National Police Chiefs’ Council chair Martin Hewitt outlined: “This is a broad report that raises many of the significant issues facing the police service today. It recognises the hard work and dedication of our officers, but also the enormous strain they are under and the gap between our resources and the mission we’re asked to fulfil. The findings make clear that we can only deliver effective justice if all of the criminal justice system works together. To do that, all those with a part to play must be properly resourced and, as the report points out, that isn’t currently the case. Sir Thomas Winsor makes a compelling case for long-term sustainable funding.”
Also, Hewitt said: “The rise in violent crime has been well documented, but we’re also seeing an increase in the volume of other crimes and non-crime incidents like mental ill-health. That pressure, coupled with the increase in complex time and resource-consuming investigations is having a tangible impact on the well-being of our staff and we’re working hard to support them. I recognise the points made about making the police service work better on cross force threats. We need to build our ability to operate at a local, regional and national level, while at the same time keeping accountability with the public whom we seek to protect.”

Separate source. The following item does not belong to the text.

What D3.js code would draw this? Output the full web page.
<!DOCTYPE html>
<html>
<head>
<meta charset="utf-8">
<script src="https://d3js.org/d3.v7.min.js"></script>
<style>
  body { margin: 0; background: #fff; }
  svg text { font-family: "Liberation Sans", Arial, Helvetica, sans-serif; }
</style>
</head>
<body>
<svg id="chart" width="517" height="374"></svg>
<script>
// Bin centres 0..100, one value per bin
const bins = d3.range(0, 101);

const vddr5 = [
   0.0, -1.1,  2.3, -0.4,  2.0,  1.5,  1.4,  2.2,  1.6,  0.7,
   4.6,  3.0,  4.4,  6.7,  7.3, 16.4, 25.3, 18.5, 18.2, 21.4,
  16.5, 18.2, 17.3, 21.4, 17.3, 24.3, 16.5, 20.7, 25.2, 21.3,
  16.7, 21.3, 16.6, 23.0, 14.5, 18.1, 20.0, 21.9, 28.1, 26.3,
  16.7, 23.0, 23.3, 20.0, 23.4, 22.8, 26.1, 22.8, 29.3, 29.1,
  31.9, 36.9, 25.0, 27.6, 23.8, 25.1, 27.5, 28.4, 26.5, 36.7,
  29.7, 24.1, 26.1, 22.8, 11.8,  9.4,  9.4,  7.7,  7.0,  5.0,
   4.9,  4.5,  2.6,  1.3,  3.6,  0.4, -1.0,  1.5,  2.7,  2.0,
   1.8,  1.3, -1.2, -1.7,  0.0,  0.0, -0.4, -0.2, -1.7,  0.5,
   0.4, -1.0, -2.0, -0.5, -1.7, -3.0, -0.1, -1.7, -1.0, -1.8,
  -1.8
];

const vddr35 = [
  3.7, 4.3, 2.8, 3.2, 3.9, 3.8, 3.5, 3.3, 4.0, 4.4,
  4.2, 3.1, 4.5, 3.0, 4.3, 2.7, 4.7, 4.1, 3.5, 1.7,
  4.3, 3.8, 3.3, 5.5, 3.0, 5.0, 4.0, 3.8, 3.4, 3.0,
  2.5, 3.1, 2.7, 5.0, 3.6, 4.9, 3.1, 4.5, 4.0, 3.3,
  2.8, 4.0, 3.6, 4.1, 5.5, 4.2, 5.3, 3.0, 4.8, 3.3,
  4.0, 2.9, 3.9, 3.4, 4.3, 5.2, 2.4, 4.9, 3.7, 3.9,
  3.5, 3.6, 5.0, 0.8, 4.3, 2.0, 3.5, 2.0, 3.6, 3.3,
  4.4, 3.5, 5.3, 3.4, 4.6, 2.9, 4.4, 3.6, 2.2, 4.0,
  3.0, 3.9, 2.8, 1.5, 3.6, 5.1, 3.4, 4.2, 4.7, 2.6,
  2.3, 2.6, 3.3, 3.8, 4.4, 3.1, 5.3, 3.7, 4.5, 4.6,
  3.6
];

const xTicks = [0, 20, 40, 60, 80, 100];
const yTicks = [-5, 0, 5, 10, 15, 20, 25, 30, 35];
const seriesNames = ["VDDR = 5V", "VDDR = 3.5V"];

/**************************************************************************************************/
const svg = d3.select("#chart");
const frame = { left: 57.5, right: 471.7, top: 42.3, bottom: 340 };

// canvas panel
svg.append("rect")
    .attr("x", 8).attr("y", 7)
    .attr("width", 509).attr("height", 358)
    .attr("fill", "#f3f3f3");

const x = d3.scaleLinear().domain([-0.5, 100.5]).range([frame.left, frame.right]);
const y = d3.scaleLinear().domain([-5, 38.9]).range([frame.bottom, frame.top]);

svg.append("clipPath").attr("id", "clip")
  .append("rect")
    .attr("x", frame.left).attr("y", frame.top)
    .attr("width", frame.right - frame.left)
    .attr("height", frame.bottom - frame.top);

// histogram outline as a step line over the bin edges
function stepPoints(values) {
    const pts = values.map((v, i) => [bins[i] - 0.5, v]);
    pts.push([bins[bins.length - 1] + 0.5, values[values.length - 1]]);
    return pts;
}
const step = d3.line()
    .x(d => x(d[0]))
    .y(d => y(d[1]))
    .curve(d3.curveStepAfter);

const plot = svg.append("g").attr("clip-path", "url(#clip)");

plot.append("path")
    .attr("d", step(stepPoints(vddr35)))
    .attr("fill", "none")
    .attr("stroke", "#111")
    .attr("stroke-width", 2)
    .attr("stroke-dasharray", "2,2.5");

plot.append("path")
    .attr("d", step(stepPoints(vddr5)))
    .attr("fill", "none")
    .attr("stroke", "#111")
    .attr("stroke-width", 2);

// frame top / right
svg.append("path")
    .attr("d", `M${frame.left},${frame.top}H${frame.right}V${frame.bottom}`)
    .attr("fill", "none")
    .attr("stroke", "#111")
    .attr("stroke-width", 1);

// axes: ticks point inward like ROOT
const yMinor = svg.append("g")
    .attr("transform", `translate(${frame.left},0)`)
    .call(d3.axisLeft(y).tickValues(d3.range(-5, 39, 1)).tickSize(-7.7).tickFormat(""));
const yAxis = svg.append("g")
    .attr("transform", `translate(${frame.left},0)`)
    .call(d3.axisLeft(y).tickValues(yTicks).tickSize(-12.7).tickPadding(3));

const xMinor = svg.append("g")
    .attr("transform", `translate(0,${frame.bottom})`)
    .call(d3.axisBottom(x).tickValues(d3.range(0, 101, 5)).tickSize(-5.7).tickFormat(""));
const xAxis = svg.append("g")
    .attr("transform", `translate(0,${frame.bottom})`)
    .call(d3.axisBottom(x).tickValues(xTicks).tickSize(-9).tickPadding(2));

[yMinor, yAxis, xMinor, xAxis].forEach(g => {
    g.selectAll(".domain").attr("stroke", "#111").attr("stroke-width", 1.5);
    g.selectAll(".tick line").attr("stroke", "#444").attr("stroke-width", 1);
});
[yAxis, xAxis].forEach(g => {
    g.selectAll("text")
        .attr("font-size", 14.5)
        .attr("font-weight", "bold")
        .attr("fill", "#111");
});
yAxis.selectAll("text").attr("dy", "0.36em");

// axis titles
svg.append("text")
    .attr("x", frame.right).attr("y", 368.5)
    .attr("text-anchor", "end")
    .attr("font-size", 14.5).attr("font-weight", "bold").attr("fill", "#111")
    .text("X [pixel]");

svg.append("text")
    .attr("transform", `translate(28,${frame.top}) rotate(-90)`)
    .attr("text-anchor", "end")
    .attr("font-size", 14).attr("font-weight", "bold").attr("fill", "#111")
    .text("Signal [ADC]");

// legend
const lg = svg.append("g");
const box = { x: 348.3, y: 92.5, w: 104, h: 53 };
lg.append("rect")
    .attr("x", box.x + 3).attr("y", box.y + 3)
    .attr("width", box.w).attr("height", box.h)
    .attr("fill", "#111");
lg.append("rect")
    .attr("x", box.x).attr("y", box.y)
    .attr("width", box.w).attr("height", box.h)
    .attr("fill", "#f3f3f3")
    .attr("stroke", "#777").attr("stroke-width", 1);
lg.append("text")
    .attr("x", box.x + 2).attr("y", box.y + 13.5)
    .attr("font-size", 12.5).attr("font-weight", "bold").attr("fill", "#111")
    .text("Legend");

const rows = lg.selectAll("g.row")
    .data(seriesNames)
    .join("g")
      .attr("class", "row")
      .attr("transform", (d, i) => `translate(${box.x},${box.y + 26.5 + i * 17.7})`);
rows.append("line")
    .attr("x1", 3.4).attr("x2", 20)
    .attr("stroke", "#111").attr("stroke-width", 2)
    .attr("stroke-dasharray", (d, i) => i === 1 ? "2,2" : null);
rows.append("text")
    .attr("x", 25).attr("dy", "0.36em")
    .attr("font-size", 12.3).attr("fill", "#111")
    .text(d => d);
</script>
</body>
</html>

A spokesperson for the National Crime Agency responded by saying: “We’re supportive of the report’s findings. They echo our own calls for reform of law enforcement at the local, regional and national levels and increased investment to match public expectations. Our ability to confront the rapidly evolving serious and organised crime threat is undermined by a fragmented and inefficient system. Demand on law enforcement is high and increasing. There are increases in prevalence, complexity and harm across crime types resulting in continuous pressure on the system which requires sustainable future investment.”